» **INFORMATION SUPPLIED**
- - -

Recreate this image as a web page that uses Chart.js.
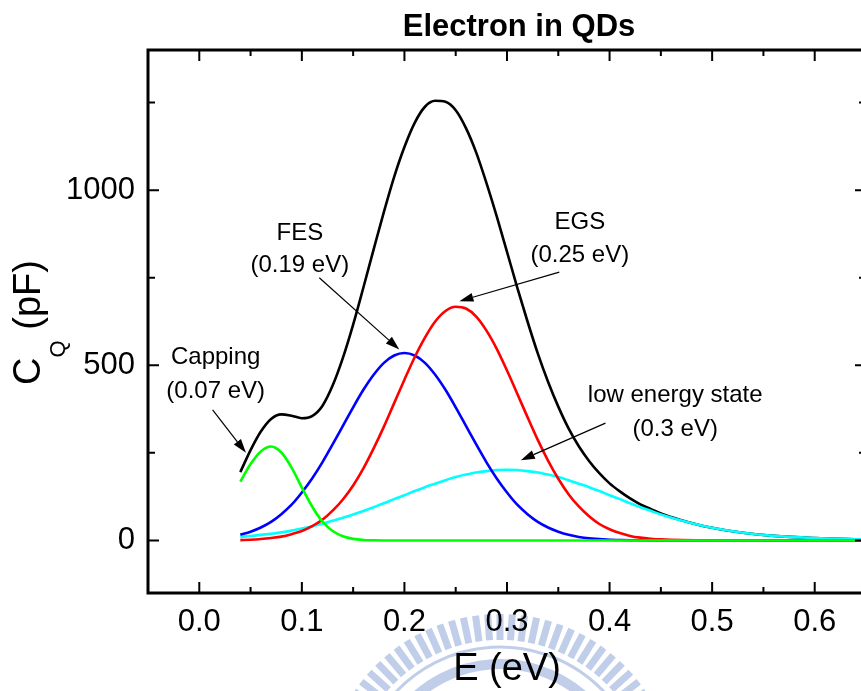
<!DOCTYPE html>
<html><head><meta charset="utf-8">
<script src="https://cdn.jsdelivr.net/npm/chart.js@4.4.0/dist/chart.umd.min.js"></script>
<style>
html,body{margin:0;padding:0;overflow:hidden;background:#fff;}
#wrap{position:relative;width:870px;height:691px;}
canvas{display:block;}
</style></head><body>
<div id="wrap"><canvas id="c" width="870" height="691" style="width:870px;height:691px"></canvas></div>
<script>
// ---- data ----
const energy = [0.04,0.05,0.06,0.07,0.08,0.09,0.10,0.11,0.12,0.13,0.14,0.15,0.16,0.17,0.18,0.19,0.20,0.21,0.22,0.23,0.24,0.25,0.26,0.27,0.28,0.29,0.30,0.31,0.32,0.33,0.34,0.35,0.36,0.37,0.38,0.39,0.40,0.41,0.42,0.43,0.44,0.45,0.47,0.50,0.53,0.56,0.60,0.65];
const cqTotal = [195,258,311,347,360,356,349,355,384,442,521,616,722,831,938,1038,1123,1192,1238,1255,1252,1228,1177,1107,1020,925,824,722,625,534,453,382,320,269,227,192,163,140,120,103,90,77,58,36,22,13,7,3];
const cqCapping = [168,218,254,268,251,208,151,97,54,27,12,4.5,1.5,0.4,0,0,0,0,0,0,0,0,0,0,0,0,0,0,0,0,0,0,0,0,0,0,0,0,0,0,0,0,0,0,0,0,0,0];
const cqFES = [16,25,37,53,75,102,137,177,223,274,327,380,430,473,507,528,535,528,507,473,430,380,327,274,223,177,137,102,75,53,37,25,16,10,6,4,2,1.3,0.7,0.4,0.2,0.1,0,0,0,0,0,0];
const cqEGS = [1,2,4,7,11,18,27,41,59,85,117,157,206,263,325,392,459,523,579,625,655,667,662,639,599,547,485,419,352,287,228,176,132,97,69,47,32,21,13,8,5,3,1,0,0,0,0,0];
const cqLowState = [10,12.5,16,19,23,28,34,40,48,56,65,74,84,95,106,118,129,141,152,162,172,181,188,194,198,201,202,201,198,194,188,181,172,162,152,141,129,118,106,95,85,74,57,36,22,13,7,3];
const xTickValues = [0.0,0.05,0.1,0.15,0.2,0.25,0.3,0.35,0.4,0.45,0.5,0.55,0.6];
const xTickLabels = [0.0,0.1,0.2,0.3,0.4,0.5,0.6];
const yTickValues = [0,250,500,750,1000,1250];
const yTickLabels = [0,500,1000];
// annotations (data coordinates)
const annoText = [["Capping","(0.07 eV)"],["FES","(0.19 eV)"],["EGS","(0.25 eV)"],["low energy state","(0.3 eV)"]];
const annoTextX = [0.016,0.098,0.371,0.464];
const annoLine1Y = [505,859,888,396];
const annoLine2Y = [408,765,796,299];
const arrowFrom = [[0.013,373],[0.117,750],[0.351,766],[0.396,335]];
const arrowTo = [[0.0455,250],[0.195,545],[0.2536,683],[0.3135,229]];

const FONT = "'Liberation Sans', Arial, Helvetica, sans-serif";
Chart.defaults.font.family = FONT;
Chart.defaults.color = '#000';

function pts(ys){ return energy.map((x,i)=>({x:x,y:ys[i]})); }

const watermark = {
  id:'watermark',
  beforeDraw(chart){
    const ctx = chart.ctx; ctx.save();
    ctx.fillStyle='#fff'; ctx.fillRect(0,0,chart.width,chart.height);
    const col='rgb(192,206,234)';
    const cx=500, cy=790;
    ctx.strokeStyle=col; ctx.lineCap='butt';
    ctx.lineWidth=7;
    for(let a=-56;a<=56.01;a+=4){
      const r=a*Math.PI/180, s=Math.sin(r), c=Math.cos(r);
      ctx.beginPath(); ctx.moveTo(cx+s*150,cy-c*150); ctx.lineTo(cx+s*176,cy-c*176); ctx.stroke();
    }
    ctx.lineWidth=3;
    ctx.beginPath(); ctx.arc(cx,cy,143,Math.PI*1.1,Math.PI*1.9); ctx.stroke();
    ctx.lineWidth=10;
    ctx.beginPath(); ctx.arc(cx,cy,126,Math.PI*1.1,Math.PI*1.9); ctx.stroke();
    ctx.restore();
  }
};

const frame = {
  id:'frame',
  afterDraw(chart){
    const ctx=chart.ctx, xs=chart.scales.x, ys=chart.scales.y;
    const {left,right,top,bottom}=chart.chartArea;
    ctx.save();
    ctx.strokeStyle='#000';
    ctx.lineWidth=2;
    xs.ticks.forEach(t=>{
      const v=t.value;
      const p=xs.getPixelForValue(v);
      const major=xTickLabels.some(l=>Math.abs(l-v)<1e-6);
      const len=major?11:6;
      ctx.beginPath(); ctx.moveTo(p,bottom); ctx.lineTo(p,bottom-len);
      ctx.moveTo(p,top); ctx.lineTo(p,top+len); ctx.stroke();
    });
    ys.ticks.forEach(t=>{
      const v=t.value;
      const p=ys.getPixelForValue(v);
      const major=yTickLabels.some(l=>Math.abs(l-v)<1e-6);
      const len=major?11:7;
      ctx.beginPath(); ctx.moveTo(left,p); ctx.lineTo(left+len,p);
      ctx.moveTo(right,p); ctx.lineTo(right-len,p); ctx.stroke();
    });
    ctx.lineWidth=3;
    ctx.strokeRect(left,top,right-left,bottom-top);

    // title
    ctx.fillStyle='#000';
    ctx.textAlign='center'; ctx.textBaseline='alphabetic';
    ctx.font='bold 31px '+FONT;
    ctx.fillText('Electron in QDs',519,36);
    // x title
    ctx.font='38px '+FONT;
    ctx.fillText('E (eV)',(left+right)/2,680);
    // y title with subscript
    ctx.save();
    ctx.translate(40,(top+bottom)/2+1);
    ctx.rotate(-Math.PI/2);
    ctx.textAlign='left';
    const fMain='38px '+FONT, fSub='22px '+FONT;
    ctx.font=fMain; const w1=ctx.measureText('C').width, w3=ctx.measureText(' (pF)').width;
    ctx.font=fSub; const w2=ctx.measureText('Q').width;
    let x0=-(w1+w2+w3)/2;
    ctx.font=fMain; ctx.fillText('C',x0,0);
    ctx.font=fSub; ctx.fillText('Q',x0+w1,25);
    ctx.font=fMain; ctx.fillText(' (pF)',x0+w1+w2,0);
    ctx.restore();

    // annotations
    ctx.font='24px '+FONT; ctx.textAlign='center';
    annoText.forEach((lines,i)=>{
      const tx=xs.getPixelForValue(annoTextX[i]);
      ctx.fillText(lines[0],tx,ys.getPixelForValue(annoLine1Y[i]));
      ctx.fillText(lines[1],tx,ys.getPixelForValue(annoLine2Y[i]));
      const x1=xs.getPixelForValue(arrowFrom[i][0]), y1=ys.getPixelForValue(arrowFrom[i][1]);
      const x2=xs.getPixelForValue(arrowTo[i][0]), y2=ys.getPixelForValue(arrowTo[i][1]);
      const ang=Math.atan2(y2-y1,x2-x1), L=14, H=4.5;
      const bx=x2-Math.cos(ang)*L, by=y2-Math.sin(ang)*L;
      ctx.lineWidth=1.2;
      ctx.beginPath(); ctx.moveTo(x1,y1); ctx.lineTo(bx,by); ctx.stroke();
      ctx.beginPath(); ctx.moveTo(x2,y2);
      ctx.lineTo(bx-Math.sin(ang)*H, by+Math.cos(ang)*H);
      ctx.lineTo(bx+Math.sin(ang)*H, by-Math.cos(ang)*H);
      ctx.closePath(); ctx.fill();
    });
    ctx.restore();
  }
};

const common = {fill:false,pointRadius:0,borderWidth:2.6,cubicInterpolationMode:'monotone'};
new Chart(document.getElementById('c'),{
  type:'line',
  data:{datasets:[
    Object.assign({label:'Capping',data:pts(cqCapping),borderColor:'#00ff00',order:1},common),
    Object.assign({label:'EGS',data:pts(cqEGS),borderColor:'#ff0000',order:2},common),
    Object.assign({label:'FES',data:pts(cqFES),borderColor:'#0000ff',order:3},common),
    Object.assign({label:'Low energy state',data:pts(cqLowState),borderColor:'#00ffff',order:4},common),
    Object.assign({label:'Total',data:pts(cqTotal),borderColor:'#000000',order:5},common)
  ]},
  options:{
    responsive:false, animation:false, devicePixelRatio:1,
    layout:{padding:{top:50,right:4,left:0,bottom:0}},
    plugins:{legend:{display:false},tooltip:{enabled:false},title:{display:false}},
    scales:{
      x:{type:'linear',min:-0.05,max:0.65,
        grid:{display:false,drawTicks:false},border:{display:false},
        afterFit(s){s.height=98;},
        afterBuildTicks(s){s.ticks=xTickValues.map(v=>({value:v}));},
        ticks:{autoSkip:false,maxRotation:0,padding:11,font:{size:31},color:'#000',
          callback(v){const m=xTickLabels.find(l=>Math.abs(l-v)<1e-6);return m===undefined?'':m.toFixed(1);}}
      },
      y:{type:'linear',min:-150,max:1400,
        grid:{display:false,drawTicks:false},border:{display:false},
        afterFit(s){s.width=148;},
        afterBuildTicks(s){s.ticks=yTickValues.map(v=>({value:v}));},
        ticks:{autoSkip:false,padding:13,font:{size:31},color:'#000',
          callback(v){const m=yTickLabels.find(l=>Math.abs(l-v)<1e-6);return m===undefined?'':String(m);}}
      }
    }
  },
  plugins:[watermark,frame]
});
</script>
</body></html>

- - -

» **THE REQUEST**
Everything from the top line of the data down to and including the line with "arrowTo = [[0.0455,250],[0.195,545],[0.2536,683],[0.3135,229]];" is to be copied, except the pictures.

» **TASK SOLUTION**
Recreate this image as a web page that uses Chart.js.
<!DOCTYPE html>
<html><head><meta charset="utf-8">
<script src="https://cdn.jsdelivr.net/npm/chart.js@4.4.0/dist/chart.umd.min.js"></script>
<style>
html,body{margin:0;padding:0;overflow:hidden;background:#fff;}
#wrap{position:relative;width:870px;height:691px;}
canvas{display:block;}
</style></head><body>
<div id="wrap"><canvas id="c" width="870" height="691" style="width:870px;height:691px"></canvas></div>
<script>
// ---- data ----
const energy = [0.04,0.05,0.06,0.07,0.08,0.09,0.10,0.11,0.12,0.13,0.14,0.15,0.16,0.17,0.18,0.19,0.20,0.21,0.22,0.23,0.24,0.25,0.26,0.27,0.28,0.29,0.30,0.31,0.32,0.33,0.34,0.35,0.36,0.37,0.38,0.39,0.40,0.41,0.42,0.43,0.44,0.45,0.47,0.50,0.53,0.56,0.60,0.65];
const cqTotal = [195,258,311,347,360,356,349,355,384,442,521,616,722,831,938,1038,1123,1192,1238,1255,1252,1228,1177,1107,1020,925,824,722,625,534,453,382,320,269,227,192,163,140,120,103,90,77,58,36,22,13,7,3];
const cqCapping = [168,218,254,268,251,208,151,97,54,27,12,4.5,1.5,0.4,0,0,0,0,0,0,0,0,0,0,0,0,0,0,0,0,0,0,0,0,0,0,0,0,0,0,0,0,0,0,0,0,0,0];
const cqFES = [16,25,37,53,75,102,137,177,223,274,327,380,430,473,507,528,535,528,507,473,430,380,327,274,223,177,137,102,75,53,37,25,16,10,6,4,2,1.3,0.7,0.4,0.2,0.1,0,0,0,0,0,0];
const cqEGS = [1,2,4,7,11,18,27,41,59,85,117,157,206,263,325,392,459,523,579,625,655,667,662,639,599,547,485,419,352,287,228,176,132,97,69,47,32,21,13,8,5,3,1,0,0,0,0,0];
const cqLowState = [10,12.5,16,19,23,28,34,40,48,56,65,74,84,95,106,118,129,141,152,162,172,181,188,194,198,201,202,201,198,194,188,181,172,162,152,141,129,118,106,95,85,74,57,36,22,13,7,3];
const xTickValues = [0.0,0.05,0.1,0.15,0.2,0.25,0.3,0.35,0.4,0.45,0.5,0.55,0.6];
const xTickLabels = [0.0,0.1,0.2,0.3,0.4,0.5,0.6];
const yTickValues = [0,250,500,750,1000,1250];
const yTickLabels = [0,500,1000];
// annotations (data coordinates)
const annoText = [["Capping","(0.07 eV)"],["FES","(0.19 eV)"],["EGS","(0.25 eV)"],["low energy state","(0.3 eV)"]];
const annoTextX = [0.016,0.098,0.371,0.464];
const annoLine1Y = [505,859,888,396];
const annoLine2Y = [408,765,796,299];
const arrowFrom = [[0.013,373],[0.117,750],[0.351,766],[0.396,335]];
const arrowTo = [[0.0455,250],[0.195,545],[0.2536,683],[0.3135,229]];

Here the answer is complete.